Given problem:
Retype only what runs from the beginning of the data through the line with "Speaker_Degisn S Strategy</div>"; please omit the pictures and keep every line exact.

§

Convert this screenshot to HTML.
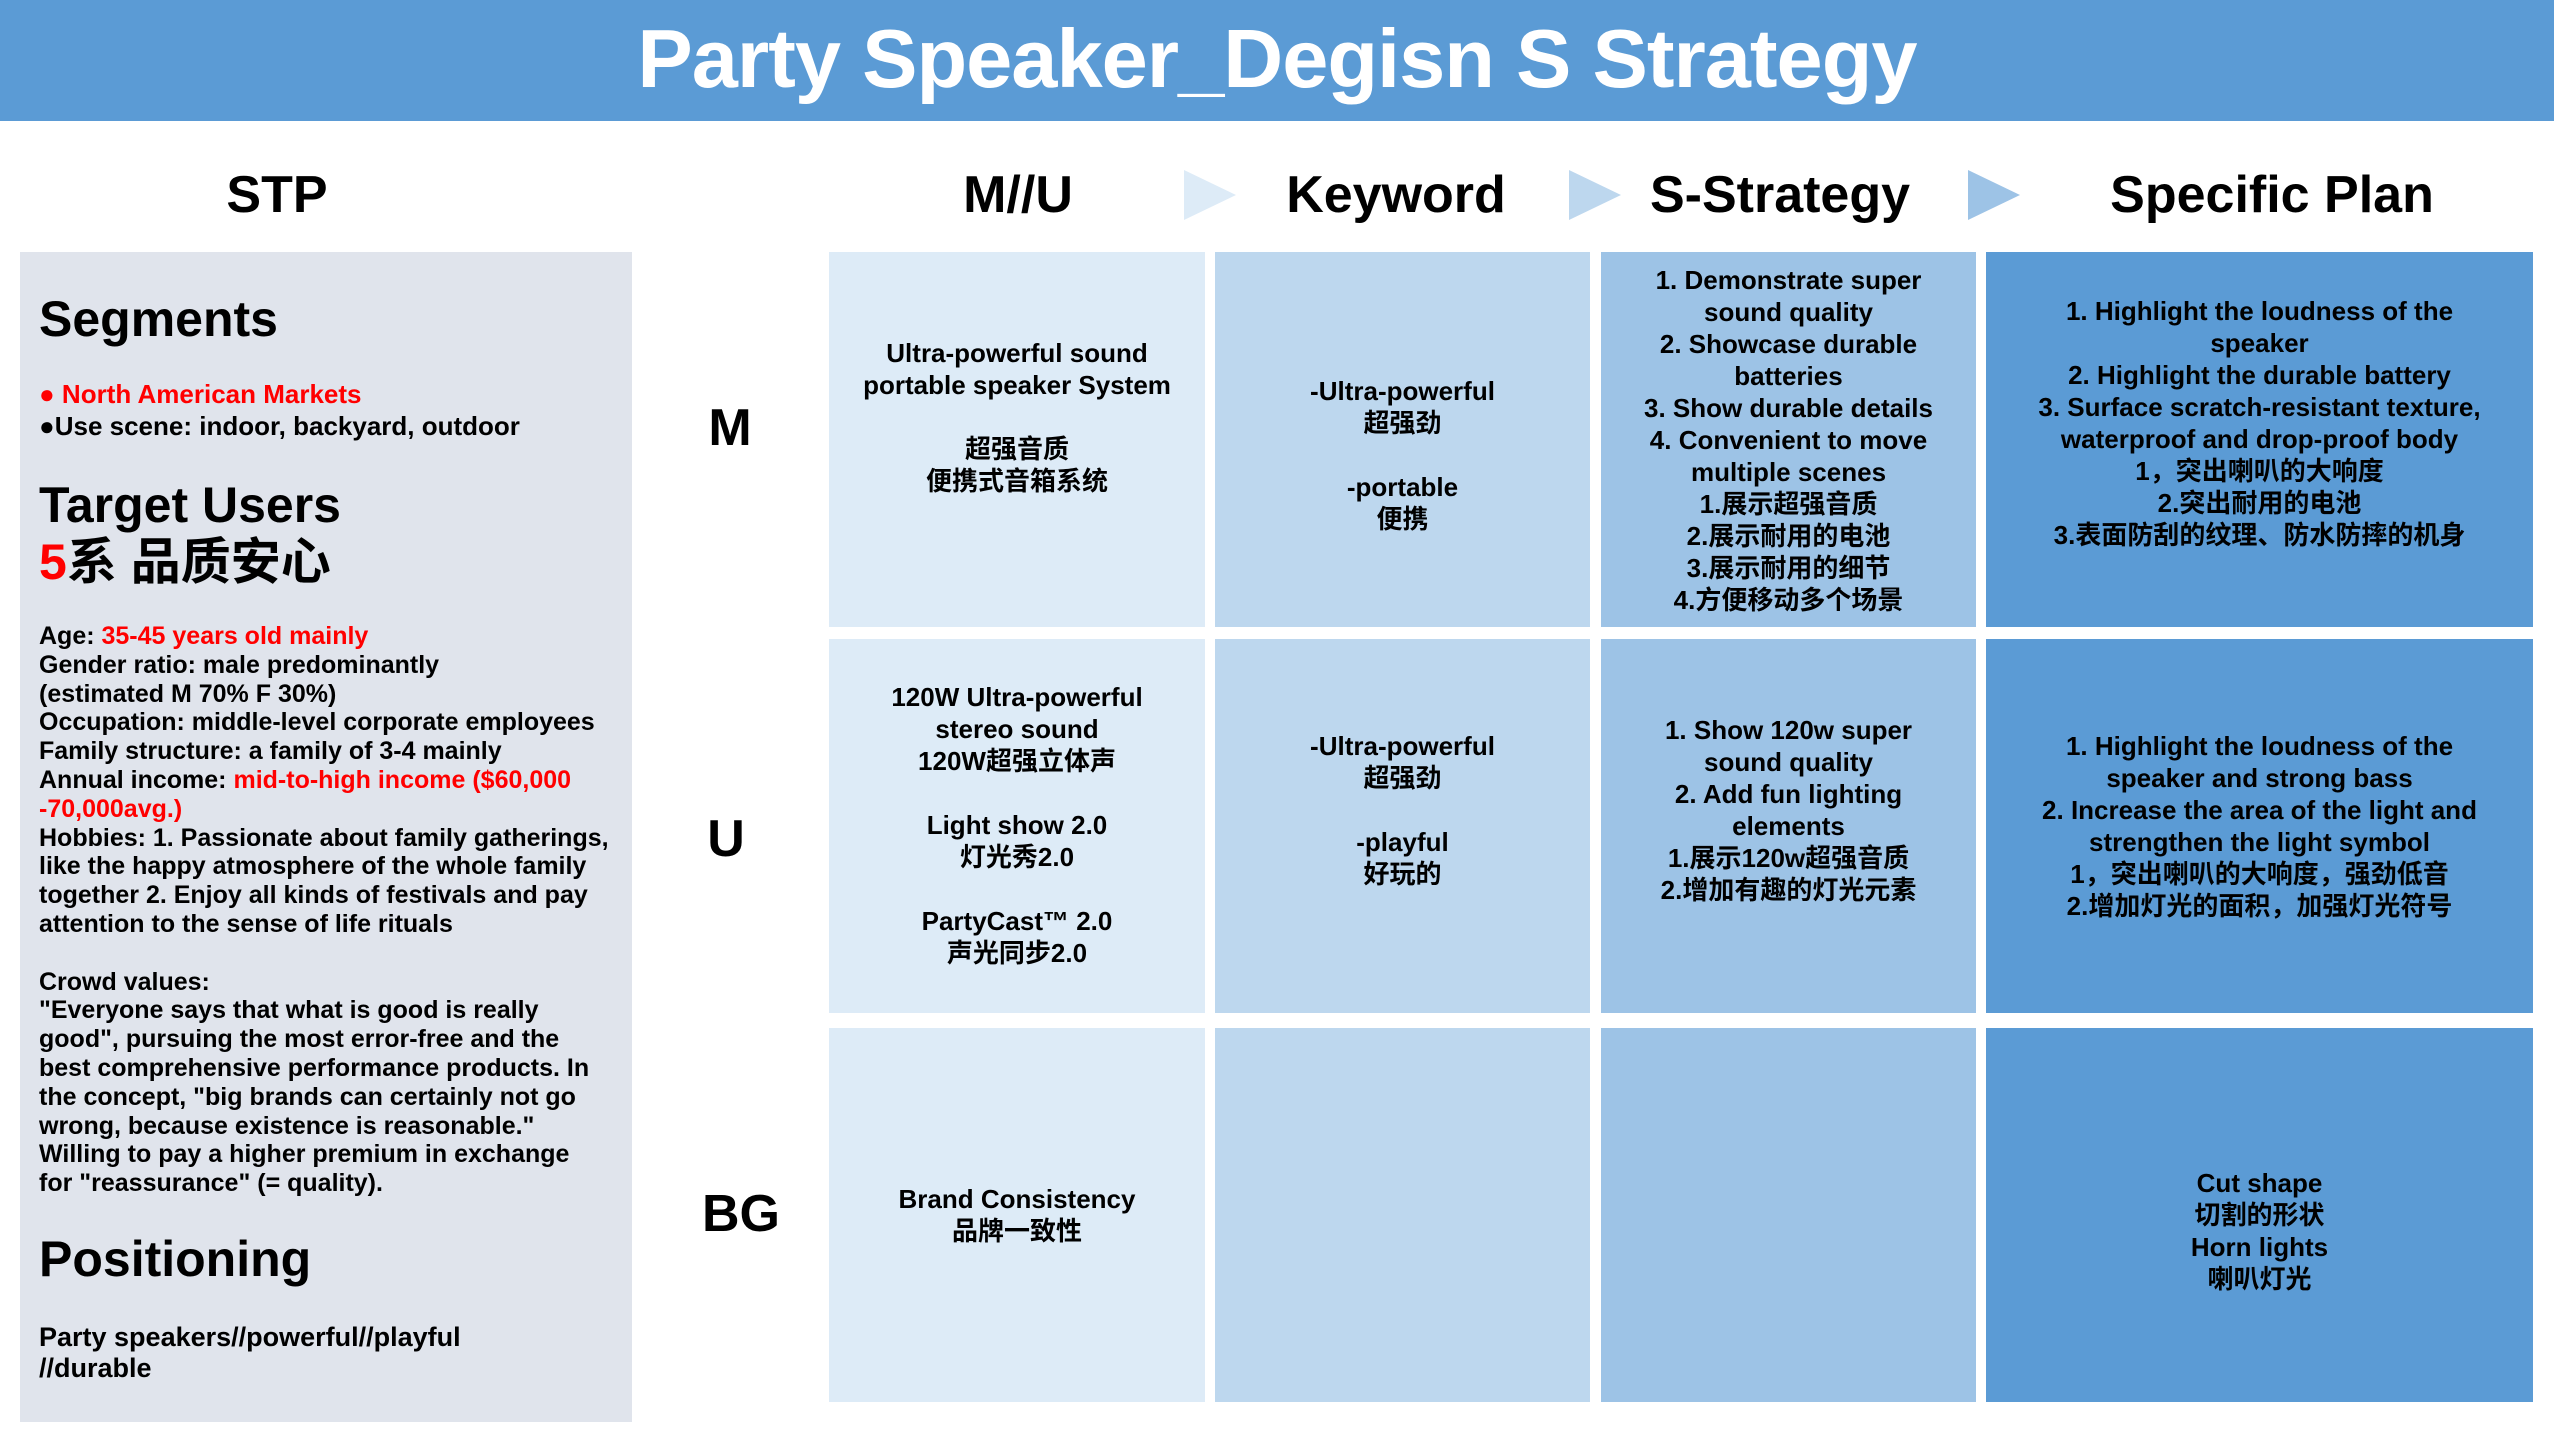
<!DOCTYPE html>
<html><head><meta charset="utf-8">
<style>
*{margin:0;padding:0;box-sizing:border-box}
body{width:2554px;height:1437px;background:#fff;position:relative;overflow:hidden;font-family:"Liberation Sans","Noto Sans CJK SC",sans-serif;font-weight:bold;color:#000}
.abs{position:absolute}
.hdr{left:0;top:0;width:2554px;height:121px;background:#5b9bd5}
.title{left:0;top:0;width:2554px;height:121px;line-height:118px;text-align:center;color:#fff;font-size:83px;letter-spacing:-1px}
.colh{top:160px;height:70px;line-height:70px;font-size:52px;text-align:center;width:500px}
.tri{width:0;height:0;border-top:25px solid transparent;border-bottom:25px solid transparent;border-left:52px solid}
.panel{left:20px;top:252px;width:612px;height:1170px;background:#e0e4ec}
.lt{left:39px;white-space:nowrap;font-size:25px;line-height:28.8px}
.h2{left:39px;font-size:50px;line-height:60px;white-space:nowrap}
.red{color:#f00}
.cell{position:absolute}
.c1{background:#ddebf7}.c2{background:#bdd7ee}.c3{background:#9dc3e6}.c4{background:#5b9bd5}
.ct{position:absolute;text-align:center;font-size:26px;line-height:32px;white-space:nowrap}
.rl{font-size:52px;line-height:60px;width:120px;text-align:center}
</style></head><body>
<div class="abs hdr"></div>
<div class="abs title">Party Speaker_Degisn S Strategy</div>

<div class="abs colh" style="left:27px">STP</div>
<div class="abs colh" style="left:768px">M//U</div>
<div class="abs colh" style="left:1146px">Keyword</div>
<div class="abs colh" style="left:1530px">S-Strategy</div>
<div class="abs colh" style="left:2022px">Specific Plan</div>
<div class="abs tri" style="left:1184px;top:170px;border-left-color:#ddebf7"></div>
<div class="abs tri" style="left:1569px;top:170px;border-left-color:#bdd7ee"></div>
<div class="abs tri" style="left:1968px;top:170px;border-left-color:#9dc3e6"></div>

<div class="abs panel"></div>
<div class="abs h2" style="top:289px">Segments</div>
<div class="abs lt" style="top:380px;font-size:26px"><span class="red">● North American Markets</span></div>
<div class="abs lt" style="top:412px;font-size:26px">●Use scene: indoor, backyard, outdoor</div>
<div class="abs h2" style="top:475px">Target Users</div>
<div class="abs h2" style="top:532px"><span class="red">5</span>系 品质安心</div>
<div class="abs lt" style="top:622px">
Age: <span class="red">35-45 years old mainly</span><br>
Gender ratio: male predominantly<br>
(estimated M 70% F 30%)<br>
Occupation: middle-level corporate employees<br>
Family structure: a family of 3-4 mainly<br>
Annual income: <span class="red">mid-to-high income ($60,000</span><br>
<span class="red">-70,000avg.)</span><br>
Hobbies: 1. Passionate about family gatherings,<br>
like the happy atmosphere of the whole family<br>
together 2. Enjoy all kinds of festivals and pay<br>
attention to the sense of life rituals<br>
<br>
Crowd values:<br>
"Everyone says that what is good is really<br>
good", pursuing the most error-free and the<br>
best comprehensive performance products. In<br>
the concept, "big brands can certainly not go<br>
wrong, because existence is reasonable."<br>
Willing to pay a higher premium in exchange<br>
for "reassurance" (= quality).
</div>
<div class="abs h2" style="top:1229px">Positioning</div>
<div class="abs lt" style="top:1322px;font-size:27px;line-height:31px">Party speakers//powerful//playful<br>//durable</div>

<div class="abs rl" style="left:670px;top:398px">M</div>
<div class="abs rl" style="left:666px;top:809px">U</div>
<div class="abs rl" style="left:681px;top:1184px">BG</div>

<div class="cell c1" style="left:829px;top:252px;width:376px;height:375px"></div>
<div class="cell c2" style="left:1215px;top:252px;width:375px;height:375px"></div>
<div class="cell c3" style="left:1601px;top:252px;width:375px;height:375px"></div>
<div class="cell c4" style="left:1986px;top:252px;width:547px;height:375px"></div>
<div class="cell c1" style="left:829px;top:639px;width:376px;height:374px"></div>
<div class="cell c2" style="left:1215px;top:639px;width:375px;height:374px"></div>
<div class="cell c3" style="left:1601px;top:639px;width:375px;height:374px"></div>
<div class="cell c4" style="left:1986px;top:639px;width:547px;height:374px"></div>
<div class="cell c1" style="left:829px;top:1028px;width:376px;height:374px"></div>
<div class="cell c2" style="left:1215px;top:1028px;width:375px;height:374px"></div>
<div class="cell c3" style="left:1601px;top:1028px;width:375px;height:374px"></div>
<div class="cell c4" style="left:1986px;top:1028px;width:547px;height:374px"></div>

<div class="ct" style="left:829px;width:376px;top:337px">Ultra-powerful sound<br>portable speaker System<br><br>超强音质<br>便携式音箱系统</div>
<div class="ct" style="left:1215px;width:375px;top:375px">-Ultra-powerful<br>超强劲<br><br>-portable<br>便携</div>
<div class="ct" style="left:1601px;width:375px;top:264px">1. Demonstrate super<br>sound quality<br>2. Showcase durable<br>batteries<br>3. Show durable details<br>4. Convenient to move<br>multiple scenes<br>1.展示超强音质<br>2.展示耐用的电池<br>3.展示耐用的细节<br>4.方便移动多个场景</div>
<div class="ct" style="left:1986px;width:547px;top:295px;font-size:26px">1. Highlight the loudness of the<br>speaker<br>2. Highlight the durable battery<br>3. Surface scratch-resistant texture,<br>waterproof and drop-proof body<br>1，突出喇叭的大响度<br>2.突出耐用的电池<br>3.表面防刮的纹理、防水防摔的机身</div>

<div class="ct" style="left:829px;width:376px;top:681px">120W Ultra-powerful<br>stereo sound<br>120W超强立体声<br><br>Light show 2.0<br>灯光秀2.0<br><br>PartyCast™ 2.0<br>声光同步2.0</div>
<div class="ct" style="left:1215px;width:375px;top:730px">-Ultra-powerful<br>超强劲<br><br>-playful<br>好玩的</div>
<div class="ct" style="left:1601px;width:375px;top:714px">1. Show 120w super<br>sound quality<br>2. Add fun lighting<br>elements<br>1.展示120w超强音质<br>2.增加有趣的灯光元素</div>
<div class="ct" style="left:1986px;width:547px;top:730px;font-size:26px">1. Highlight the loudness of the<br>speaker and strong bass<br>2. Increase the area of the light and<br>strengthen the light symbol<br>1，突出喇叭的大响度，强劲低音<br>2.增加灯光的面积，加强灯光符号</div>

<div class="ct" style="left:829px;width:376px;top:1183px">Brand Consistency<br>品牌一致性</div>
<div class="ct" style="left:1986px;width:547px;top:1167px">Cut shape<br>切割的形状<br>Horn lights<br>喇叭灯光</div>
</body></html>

§

Written answer:
Convert this screenshot to HTML.
<!DOCTYPE html>
<html><head><meta charset="utf-8">
<style>
*{margin:0;padding:0;box-sizing:border-box}
body{width:2554px;height:1437px;background:#fff;position:relative;overflow:hidden;font-family:"Liberation Sans","Noto Sans CJK SC",sans-serif;font-weight:bold;color:#000}
.abs{position:absolute}
.hdr{left:0;top:0;width:2554px;height:121px;background:#5b9bd5}
.title{left:0;top:0;width:2554px;height:121px;line-height:118px;text-align:center;color:#fff;font-size:83px;letter-spacing:-1px}
.colh{top:160px;height:70px;line-height:70px;font-size:52px;text-align:center;width:500px}
.tri{width:0;height:0;border-top:25px solid transparent;border-bottom:25px solid transparent;border-left:52px solid}
.panel{left:20px;top:252px;width:612px;height:1170px;background:#e0e4ec}
.lt{left:39px;white-space:nowrap;font-size:25px;line-height:28.8px}
.h2{left:39px;font-size:50px;line-height:60px;white-space:nowrap}
.red{color:#f00}
.cell{position:absolute}
.c1{background:#ddebf7}.c2{background:#bdd7ee}.c3{background:#9dc3e6}.c4{background:#5b9bd5}
.ct{position:absolute;text-align:center;font-size:26px;line-height:32px;white-space:nowrap}
.rl{font-size:52px;line-height:60px;width:120px;text-align:center}
</style></head><body>
<div class="abs hdr"></div>
<div class="abs title">Party Speaker_Degisn S Strategy</div>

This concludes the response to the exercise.